White House releases list of SCOTUS nominee options

The White House on Friday released an updated list of 25 potential Supreme Court nominees, five of them new additions to the roster. There is no current SCOTUS vacancy, though three sitting justices are 79 or older. The announcement came on the same day as the national convention of the Federalist Society, a conservative legal organization whose members have comprised a significant portion of President Trump's judicial picks. "They all have paper trails. They all are sitting judges," White House Counsel Don McGahn said of the new nominee options at the convention. "There is nothing unknown about them. What you see is what you get."

9

Tesla unveils electric semi truck

Tesla's Elon Musk announced the Tesla Semi on Thursday night at his SpaceX headquarters in Hawthorne, California. The fully electric truck has the capability to haul 80,000 pounds and travel 500 miles on a single charge, and can accelerate from 0 to 60 miles per hour in just five seconds with an empty trailer.
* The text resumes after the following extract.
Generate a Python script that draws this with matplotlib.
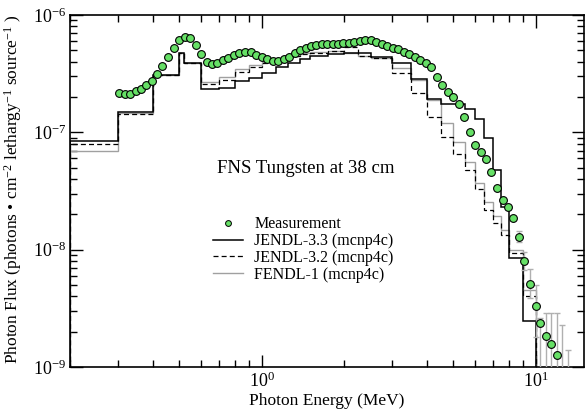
import matplotlib
matplotlib.use("Agg")
import matplotlib.pyplot as plt
import numpy as np
from matplotlib.ticker import FixedLocator, LogLocator, NullFormatter, LogFormatterMathtext
from matplotlib.lines import Line2D

plt.rcParams['font.family'] = ['Liberation Serif', 'DejaVu Serif']
plt.rcParams['mathtext.fontset'] = 'custom'
plt.rcParams['mathtext.rm'] = 'Liberation Serif'
plt.rcParams['mathtext.it'] = 'Liberation Serif:italic'
plt.rcParams['mathtext.bf'] = 'Liberation Serif:bold'

# ---------------- data ----------------
meas_energy = [0.3006, 0.3162, 0.3307, 0.3467, 0.3626, 0.3795, 0.3967, 0.4148, 0.4342, 0.4565,
               0.4786, 0.4990, 0.5236, 0.5473, 0.5742, 0.6025, 0.6316, 0.6586, 0.6894, 0.7205,
               0.7558, 0.7921, 0.8291, 0.8692, 0.9118, 0.9565, 1.0025, 1.049, 1.100, 1.147,
               1.203, 1.258, 1.320, 1.384, 1.447, 1.513, 1.583, 1.660, 1.737, 1.816,
               1.899, 1.987, 2.077, 2.176, 2.279, 2.390, 2.499, 2.622, 2.749, 2.876,
               3.015, 3.144, 3.298, 3.449, 3.618, 3.795, 3.967, 4.149, 4.352, 4.565,
               4.786, 4.991, 5.236, 5.461, 5.742, 6.026, 6.300, 6.607, 6.868, 7.224,
               7.578, 7.923, 8.289, 8.692, 9.066, 9.508, 10.0, 10.40, 10.90, 11.41, 11.96]
meas_flux = [2.163e-7, 2.121e-7, 2.121e-7, 2.236e-7, 2.353e-7, 2.530e-7, 2.737e-7, 3.122e-7, 3.674e-7, 4.410e-7,
             5.262e-7, 6.085e-7, 6.531e-7, 6.329e-7, 5.516e-7, 4.624e-7, 3.998e-7, 3.822e-7, 3.921e-7, 4.110e-7,
             4.325e-7, 4.560e-7, 4.743e-7, 4.837e-7, 4.809e-7, 4.587e-7, 4.384e-7, 4.215e-7, 4.077e-7, 4.053e-7,
             4.190e-7, 4.410e-7, 4.771e-7, 5.030e-7, 5.262e-7, 5.441e-7, 5.548e-7, 5.625e-7, 5.658e-7, 5.692e-7,
             5.692e-7, 5.805e-7, 5.805e-7, 5.920e-7, 6.002e-7, 6.121e-7, 6.121e-7, 5.885e-7, 5.658e-7, 5.472e-7,
             5.262e-7, 5.100e-7, 4.837e-7, 4.624e-7, 4.410e-7, 4.134e-7, 3.875e-7, 3.581e-7, 2.944e-7, 2.530e-7,
             2.219e-7, 2.011e-7, 1.733e-7, 1.342e-7, 1.006e-7, 7.791e-8, 6.792e-8, 5.886e-8, 4.587e-8, 3.350e-8,
             2.648e-8, 2.294e-8, 1.848e-8, 1.293e-8, 8.07e-9, 5.06e-9, 3.34e-9, 2.353e-9, 1.845e-9, 1.568e-9, 1.256e-9]

# measurement error bars (lower / upper bounds) where visible
err_energy = [8.692, 9.066, 9.508, 10.0, 10.40, 10.90, 11.41, 11.96, 12.52, 13.14]
err_low = [1.168e-8, 6.70e-9, 3.84e-9, 1.81e-9, 5e-10, 5e-10, 5e-10, 5e-10, 5e-10, 5e-10]
err_high = [1.449e-8, 9.60e-9, 6.79e-9, 4.99e-9, 2.6e-9, 2.86e-9, 2.86e-9, 2.86e-9, 2.28e-9, 1.39e-9]

# calculation group structure (MeV)
bin_edges = [0.2, 0.3, 0.4, 0.5, 0.52, 0.6, 0.7, 0.8, 0.9, 1.0, 1.125, 1.25, 1.375, 1.5,
             1.75, 2.0, 2.25, 2.5, 3.0, 3.5, 4.0, 4.5, 5.0, 5.5, 6.0, 6.5, 7.0, 7.5, 8.0, 9.0, 10.0]

jendl33 = [8.48e-8, 1.481e-7, 3.11e-7, 4.72e-7, 3.90e-7, 2.33e-7, 2.37e-7, 2.76e-7, 2.92e-7, 3.20e-7,
           3.57e-7, 3.90e-7, 4.22e-7, 4.47e-7, 4.65e-7, 4.79e-7, 4.74e-7, 4.41e-7, 3.88e-7, 2.83e-7,
           1.91e-7, 1.73e-7, 1.73e-7, 1.57e-7, 1.30e-7, 8.89e-8, 4.77e-8, 2.31e-8, 8.48e-9, 2.46e-9]
jendl32 = [7.90e-8, 1.441e-7, 3.11e-7, 4.72e-7, 3.90e-7, 2.60e-7, 2.79e-7, 3.27e-7, 3.60e-7, 3.92e-7,
           4.17e-7, 4.43e-7, 4.65e-7, 4.79e-7, 4.93e-7, 5.37e-7, 4.47e-7, 4.27e-7, 3.22e-7, 2.18e-7,
           1.34e-7, 9.12e-8, 6.60e-8, 4.77e-8, 3.29e-8, 2.18e-8, 1.68e-8, 1.33e-8, 9.35e-9, 4.02e-9]
fendl1 = [6.93e-8, 1.461e-7, 3.11e-7, 4.72e-7, 3.90e-7, 2.66e-7, 2.98e-7, 3.46e-7, 3.75e-7, 4.00e-7,
          4.19e-7, 4.47e-7, 4.70e-7, 4.84e-7, 4.89e-7, 4.72e-7, 4.47e-7, 4.26e-7, 3.51e-7, 2.79e-7,
          1.87e-7, 1.20e-7, 8.31e-8, 5.62e-8, 3.67e-8, 2.56e-8, 1.93e-8, 1.47e-8, 9.92e-9, 4.52e-9]

labels = ["Measurement", "JENDL-3.3 (mcnp4c)", "JENDL-3.2 (mcnp4c)", "FENDL-1 (mcnp4c)"]
x_major = [1.0, 10.0]
y_major = [1e-9, 1e-8, 1e-7, 1e-6]

# ---------------- plot ----------------
fig = plt.figure(figsize=(5.87, 4.17), dpi=100)
ax = fig.add_axes([0.1193, 0.1199, 0.8756, 0.8441])
ax.set_xscale('log')
ax.set_yscale('log')
ax.set_xlim(0.2, 15)
ax.set_ylim(1e-9, 1e-6)

base = 1e-12
dash = (0, (4, 2.5))
ax.stairs(fendl1, bin_edges, baseline=base, color='#a0a0a0', lw=1.0, zorder=2)
ax.stairs(jendl32, bin_edges, baseline=base, color='black', lw=0.9, ls=dash, zorder=3)
ax.stairs(jendl33, bin_edges, baseline=base, color='black', lw=1.1, zorder=4)

elo = np.array(err_low)
ehi = np.array(err_high)
emid = np.sqrt(elo * ehi)
ax.errorbar(err_energy, emid, yerr=[emid - elo, ehi - emid], fmt='none',
            ecolor='#b0b0b0', elinewidth=1.0, capsize=2.5, capthick=1.0, zorder=5)

ax.plot(meas_energy, meas_flux, 'o', ms=5.6, mfc='#66e066', mec='black', mew=0.8, zorder=6)

handles = [Line2D([], [], marker='o', ls='none', ms=4.2, mfc='#66e066', mec='black', mew=0.7),
           Line2D([], [], color='black', lw=1.1),
           Line2D([], [], color='black', lw=0.9, ls=dash),
           Line2D([], [], color='#a0a0a0', lw=1.0)]
ax.legend(handles, labels, loc='upper left', bbox_to_anchor=(0.278, 0.428),
          frameon=False, fontsize=11.5, handlelength=1.9, handletextpad=0.7,
          labelspacing=0.05, borderaxespad=0, borderpad=0)

ax.text(0.285, 0.565, "FNS Tungsten at 38 cm", transform=ax.transAxes, fontsize=13.5,
        ha='left', va='center')

ax.set_xlabel("Photon Energy (MeV)", fontsize=12.5)
ax.xaxis.set_label_coords(0.5, -0.075)
ax.set_ylabel("Photon Flux (photons \u2022 cm$^{-2}$ lethargy$^{-1}$ source$^{-1}$ )",
              fontsize=12.5)
ax.yaxis.set_label_coords(-0.09, 0.505)

ax.xaxis.set_major_locator(FixedLocator(x_major))
ax.xaxis.set_major_formatter(LogFormatterMathtext())
ax.xaxis.set_minor_locator(LogLocator(base=10, subs=np.arange(2, 10), numticks=20))
ax.xaxis.set_minor_formatter(NullFormatter())
ax.yaxis.set_major_locator(FixedLocator(y_major))
ax.yaxis.set_major_formatter(LogFormatterMathtext())
ax.yaxis.set_minor_locator(LogLocator(base=10, subs=np.arange(2, 10), numticks=20))
ax.yaxis.set_minor_formatter(NullFormatter())
ax.tick_params(which='both', direction='in', top=True, right=True, labelsize=13, pad=3)
ax.tick_params(which='major', length=9, width=1.0)
ax.tick_params(which='minor', length=5, width=1.0)
for s in ax.spines.values():
    s.set_linewidth(1.2)

fig.savefig("out.png", dpi=100)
On 100-mile routes, Musk said, the Semi will cost truckers $1.26 a mile, compared to $1.51 for today's diesel trucks, though deisel vehicles can travel longer distances and refuel more quickly. Walmart is excited about the promise of electric trucks and preordered 15, which are expected to go into production in 2019.

10

Navy confirms obscene sky drawing in Washington State

The Navy on Friday confirmed responsibility for an obscene sky drawing made by a practicing aircrew over the town of Okanogan, Washington, northeast of Seattle. The crew of an EA-18G Growler attack jet flew the plane in a pattern that "left a condensed air trail resembling an obscene image to observers on the ground," a Navy representative said. "The Navy holds its aircrew to the highest standards and we find this absolutely unacceptable, of zero training value," officials added, "and we are holding the crew accountable" for the phallic drawing. The Federal Aviation Administration (FAA) said it will not be involved unless there was a safety violation.